The Obama administration is presumably polling on such potentially controversial issues as his two decisions to increase American forces in Afghanistan, if only to provide some insights into how to frame the issue in his public statements, including in his Nobel Prize address in December 2009.
UMP: Is the progression of public opinion on the Iraq war also reflected on how Americans viewed the country’s operations in Libya?
This is being written less than 24 hours after the death of former Libyan strongman Moammar Gadhafi.
American operations in support of rebels against the Gadhafi regime in Libya differed from the Iraq war in several very important respects. No American ground forces were involved, thus limiting the number of casualties that the U.S. might suffer. The operations had the full support of NATO. Indeed, while the U.S. provided significant air cover and intelligence, France and the UK in fact played the lead role in many important respects, including air strikes on the Libyan dictator and his supporter. Although removal of Gadhafi as a goal resembled the removal of Saddam Hussein, ground operations in Libya were conducted solely by Libyans.

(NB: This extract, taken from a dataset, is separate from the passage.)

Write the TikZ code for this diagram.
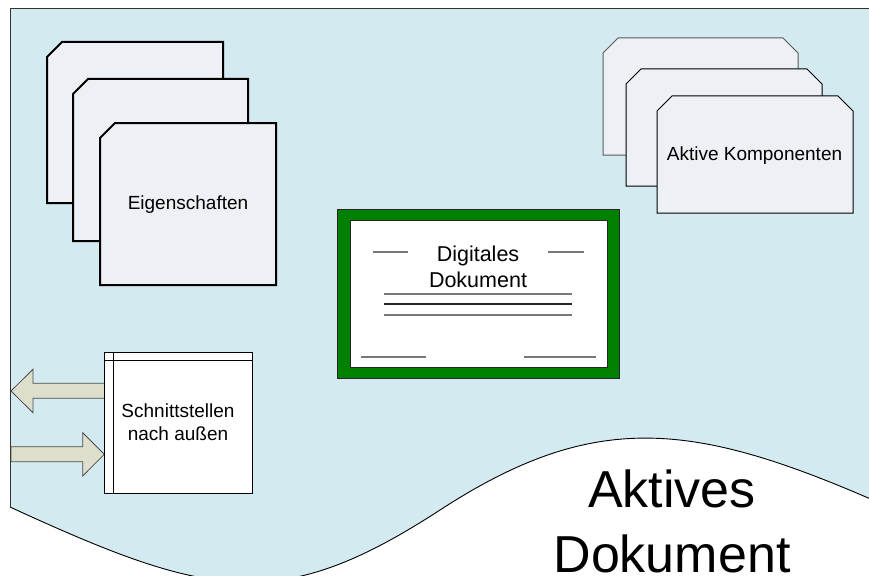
\documentclass[tikz,border=0pt]{standalone}
\usepackage{fontspec}
\setmainfont{Liberation Sans}
\definecolor{paper}{RGB}{210,234,240}
\definecolor{cardfill}{RGB}{237,240,245}
\definecolor{framegreen}{RGB}{0,128,0}
\definecolor{arrowfill}{RGB}{221,223,204}
\definecolor{rulegray}{RGB}{120,120,120}
\tikzset{
  heavycard/.style={fill=cardfill, draw=black, line width=2pt, line join=miter},
  lightcard/.style={fill=cardfill, draw=black, line width=1pt, line join=miter},
  backcard/.style={fill=cardfill, draw=black!65, line width=1pt, line join=miter},
  rulebar/.style={draw=rulegray, line width=1.2pt},
  blockarrow/.style={fill=arrowfill, draw=black!70, line width=0.8pt, line join=miter},
  label/.style={font=\fontsize{19}{23}\selectfont, align=center, inner sep=0pt},
}
\begin{document}
\begin{tikzpicture}[x=1pt, y=-1pt]
\useasboundingbox (0,0) rectangle (869,575);
\clip (0,0) rectangle (869,575);
\fill[white] (0,0) rectangle (869,575);

% document sheet with wavy lower edge
\fill[paper] (900,9) -- (10,9) -- (10,507)
  .. controls (210,599) and (280,614) .. (440,510)
  .. controls (600,406) and (700,422) .. (900,512) -- cycle;
\draw[line width=0.9pt] (10,507)
  .. controls (210,599) and (280,614) .. (440,510)
  .. controls (600,406) and (700,422) .. (900,512);
\draw[line width=1pt, draw=black!80] (10,507) -- (10,9) -- (900,9);

% stacked property sheets
\draw[heavycard] (47,57) -- (62,42) -- (223,42) -- (223,203) -- (47,203) -- cycle;
\draw[heavycard] (73,94) -- (88,79) -- (248,79) -- (248,241) -- (73,241) -- cycle;
\draw[heavycard] (100,138) -- (115,123) -- (276,123) -- (276,285) -- (100,285) -- cycle;
\node[label, anchor=base] (eig) at (188,209) {Eigenschaften};

% stacked component sheets
\draw[backcard] (603,53) -- (618,38) -- (783,38) -- (798,53) -- (798,155) -- (603,155) -- cycle;
\draw[lightcard] (626,84) -- (641,69) -- (807,69) -- (822,84) -- (822,186) -- (626,186) -- cycle;
\draw[lightcard] (657,111) -- (672,96) -- (838,96) -- (853,111) -- (853,213) -- (657,213) -- cycle;
\node[label, anchor=base] (komp) at (754.5,160) {Aktive Komponenten};

% framed digital document
\draw[fill=framegreen, draw=black!85, line width=1pt] (337,209) rectangle (619,378);
\draw[fill=white, draw=black!85, line width=1pt] (350,220) rectangle (607,367);
\draw[rulebar] (373,252) -- (408,252);
\draw[rulebar] (548,252) -- (584,252);
\draw[rulebar] (384,294) -- (572,294);
\draw[rulebar, draw=black!85] (384,304) -- (572,304);
\draw[rulebar] (384,315) -- (572,315);
\draw[rulebar] (361,357) -- (426,357);
\draw[rulebar] (524,357) -- (596,357);
% the base anchor of a two-line node sits on its last line
\node[label, font=\fontsize{21.5}{26}\selectfont, anchor=base] (dig) at (478,287) {Digitales\\Dokument};

% interface arrows
\draw[blockarrow] (106,383.3) -- (33,383.3) -- (33,369.3) -- (11,391) -- (33,412.7)
  -- (33,398.3) -- (106,398.3) -- cycle;
\draw[blockarrow] (11,446.7) -- (82.7,446.7) -- (82.7,432.7) -- (104.3,454.3)
  -- (82.7,476) -- (82.7,461.7) -- (11,461.7) -- cycle;

% interface box
\node[label, draw=black, fill=white, line width=1pt, minimum width=148pt,
  minimum height=141pt] (schnitt) at (178,422.5) {Schnittstellen\\nach au\ss en};
\draw[line width=1pt] ([xshift=10pt]schnitt.north west) -- ([xshift=10pt]schnitt.south west);
\draw[line width=1pt] ([yshift=-9pt]schnitt.north west) -- ([yshift=-9pt]schnitt.north east);

% title
\node[font=\fontsize{52}{64.5}\selectfont, align=center, inner sep=0pt, anchor=base]
  (aktiv) at (672,572) {Aktives\\Dokument};
\end{tikzpicture}
\end{document}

The Libyan operations had lukewarm public support. A Pew survey in March found that only 44% approved setting up a “no fly” zone, 27% approved of air strikes, and 13% would approve of sending ground forces into Libya. By September support for air strikes had improved only slightly to 33%. As on so many other issues, there were partisan differences, as revealed in a Gallup poll that found 54% approval of the intervention among Democrats and only 39% support from Republicans. Some critics asserted that with wars in Afghanistan and Iraq, the U.S. did not need to be involved in another Middle East conflict. Others attacked the administration for “leading from the rear” by relying on France and the UK to do much of the heavy lifting.
The removal of Gadhafi and his death will very likely result in increased retrospective public support for the Libyan operation, but that is unlikely to last nor to bridge the deep partisan chasms on almost all aspects of contemporary political scene.